On Dec. 21, 2020, Congress passed the Consolidated Appropriations Act, 2021 (the Act), which provides additional COVID-19 relief to individuals and businesses. The Bill does not extend the mandatory Families First Coronavirus Response Act (“FCRA”) leave. The FFCRA “sunsets” on December 31, 2020.
Importantly, the FFCRA only applied to employers with fewer than 500 employees. The FFCRA provided for emergency paid leave in certain circumstances from April 1, 2020 through December 31, 2020. Private-sector employers were generally afforded a tax credit equal to the value of the paid leave required under the FFCRA. The tax credit did not apply to the federal government, the government of any state (or political subdivision thereof), or any agency or instrumentality of any of the foregoing. School districts were included in the exclusion category. Governmental employers were given limited relief in the form of not requiring governmental employers to pay the 6.2% employer share of Social Security taxes on the FFCRA paid leave.

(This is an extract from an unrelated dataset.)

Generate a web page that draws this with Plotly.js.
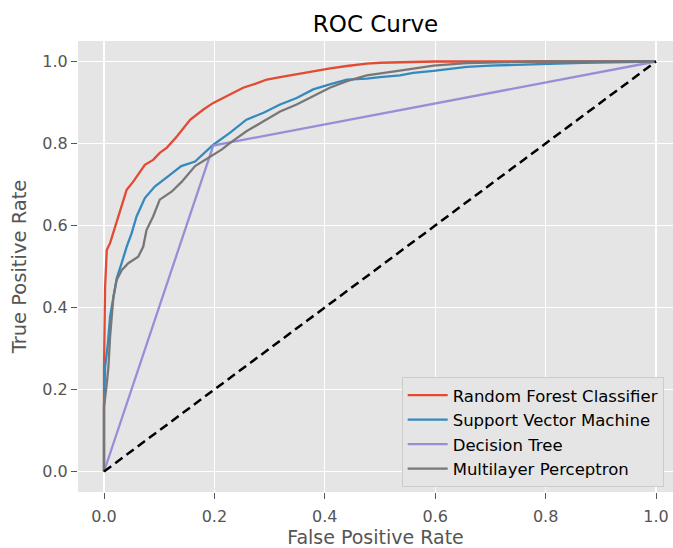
<!DOCTYPE html>
<html>
<head>
<meta charset="utf-8">
<script src="https://cdn.plot.ly/plotly-3.0.1.min.js"></script>
<style>html,body{margin:0;padding:0;background:#fff;}#chart{width:673px;height:548px;}</style>
</head>
<body>
<div id="chart"></div>
<script>
const seriesNames = ["Random Forest Classifier", "Support Vector Machine", "Decision Tree", "Multilayer Perceptron"];

const rfFpr = [0, 0, 0.002, 0.005, 0.011, 0.02, 0.029, 0.041, 0.053, 0.062, 0.074, 0.089, 0.101, 0.114, 0.132, 0.156, 0.18, 0.198, 0.21, 0.23, 0.252, 0.275, 0.295, 0.319, 0.343, 0.379, 0.41, 0.44, 0.476, 0.5, 0.6, 1.0];
const rfTpr = [0, 0.25, 0.45, 0.54, 0.557, 0.597, 0.638, 0.687, 0.707, 0.725, 0.748, 0.76, 0.777, 0.79, 0.817, 0.858, 0.883, 0.899, 0.907, 0.92, 0.936, 0.946, 0.956, 0.962, 0.968, 0.977, 0.983, 0.989, 0.995, 0.997, 1.0, 1.0];

const svmFpr = [0, 0, 0.002, 0.007, 0.011, 0.017, 0.023, 0.032, 0.041, 0.05, 0.059, 0.074, 0.092, 0.116, 0.14, 0.165, 0.189, 0.198, 0.228, 0.258, 0.289, 0.319, 0.349, 0.379, 0.409, 0.44, 0.476, 0.5, 0.536, 0.56, 0.597, 0.657, 0.7, 0.777, 0.868, 1.0];
const svmTpr = [0, 0.157, 0.255, 0.312, 0.377, 0.426, 0.471, 0.508, 0.548, 0.581, 0.622, 0.667, 0.695, 0.72, 0.745, 0.756, 0.785, 0.797, 0.826, 0.858, 0.875, 0.895, 0.911, 0.932, 0.944, 0.956, 0.958, 0.962, 0.966, 0.972, 0.977, 0.987, 0.99, 0.994, 0.997, 1.0];

const dtFpr = [0, 0.198, 1.0];
const dtTpr = [0, 0.795, 1.0];

const mlpFpr = [0, 0, 0.005, 0.008, 0.011, 0.014, 0.017, 0.023, 0.032, 0.044, 0.062, 0.071, 0.077, 0.089, 0.101, 0.123, 0.141, 0.165, 0.195, 0.213, 0.228, 0.258, 0.289, 0.319, 0.349, 0.379, 0.409, 0.44, 0.476, 0.536, 0.597, 0.657, 0.777, 1.0];
const mlpTpr = [0, 0.157, 0.214, 0.255, 0.328, 0.377, 0.426, 0.467, 0.491, 0.508, 0.524, 0.548, 0.589, 0.622, 0.663, 0.683, 0.707, 0.745, 0.769, 0.785, 0.801, 0.83, 0.854, 0.878, 0.895, 0.915, 0.936, 0.952, 0.966, 0.978, 0.99, 0.996, 1.0, 1.0];

const chanceX = [0, 1];
const chanceY = [0, 1];

const tickVals = [0, 0.2, 0.4, 0.6, 0.8, 1.0];
const tickText = ["0.0", "0.2", "0.4", "0.6", "0.8", "1.0"];

const colors = ["#E24A33", "#348ABD", "#988ED5", "#777777"];
const xs = [rfFpr, svmFpr, dtFpr, mlpFpr];
const ys = [rfTpr, svmTpr, dtTpr, mlpTpr];

const traces = seriesNames.map((n, i) => ({
  x: xs[i], y: ys[i], name: n, type: "scatter", mode: "lines",
  line: {color: colors[i], width: 2.3}
}));
traces.push({x: chanceX, y: chanceY, type: "scatter", mode: "lines", showlegend: false,
  line: {color: "#000000", width: 2.5, dash: "9px,5px"}});

const font = "DejaVu Sans, sans-serif";
const axisCommon = {
  showgrid: true, gridcolor: "#ffffff", gridwidth: 1.2, zeroline: false,
  showline: false, ticks: "outside", ticklen: 6, tickwidth: 1, tickcolor: "#555555",
  tickfont: {family: font, size: 16, color: "#555555"},
  tickvals: tickVals, ticktext: tickText, fixedrange: true
};

const layout = {
  width: 673, height: 548,
  margin: {l: 78, r: 0, t: 41, b: 56},
  paper_bgcolor: "#ffffff", plot_bgcolor: "#E5E5E5",
  font: {family: font},
  title: {text: "ROC Curve", font: {family: font, size: 23, color: "#000000"},
    x: 0.5, xref: "paper", y: 0.956, yanchor: "middle"},
  xaxis: Object.assign({}, axisCommon, {
    range: [-0.0471, 1.0308],
    ticklabelstandoff: 4,
    title: {text: "False Positive Rate", font: {family: font, size: 19, color: "#555555"}, standoff: 10}
  }),
  yaxis: Object.assign({}, axisCommon, {
    range: [-0.05, 1.05],
    title: {text: "True Positive Rate", font: {family: font, size: 19.5, color: "#555555"}, standoff: 10}
  }),
  legend: {
    x: 0.544, y: 0.255, xanchor: "left", yanchor: "top",
    bgcolor: "#E5E5E5", bordercolor: "#CCCCCC", borderwidth: 1,
    font: {family: font, size: 16.5, color: "#000000"},
    itemwidth: 40, tracegroupgap: 0
  },
  showlegend: true
};

Plotly.newPlot("chart", traces, layout, {displayModeBar: false, staticPlot: true});
</script>
</body>
</html>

As of January 1, 2021, covered private employers may voluntarily provide emergency paid sick leave or emergency paid FMLA Leave under FFCRA (as adopted earlier this year) and take the tax credit associated with this leave. The tax credit may only be taken for leave through March 31, 2021. If the bill is signed, it is anticipated that guidance will be issued from the Department of Labor as to whether the limited relief in social security tax payments will be extended to governmental employers who voluntarily extend the period for use of emergency paid sick leave and emergency paid FMLA leave under FFCRA.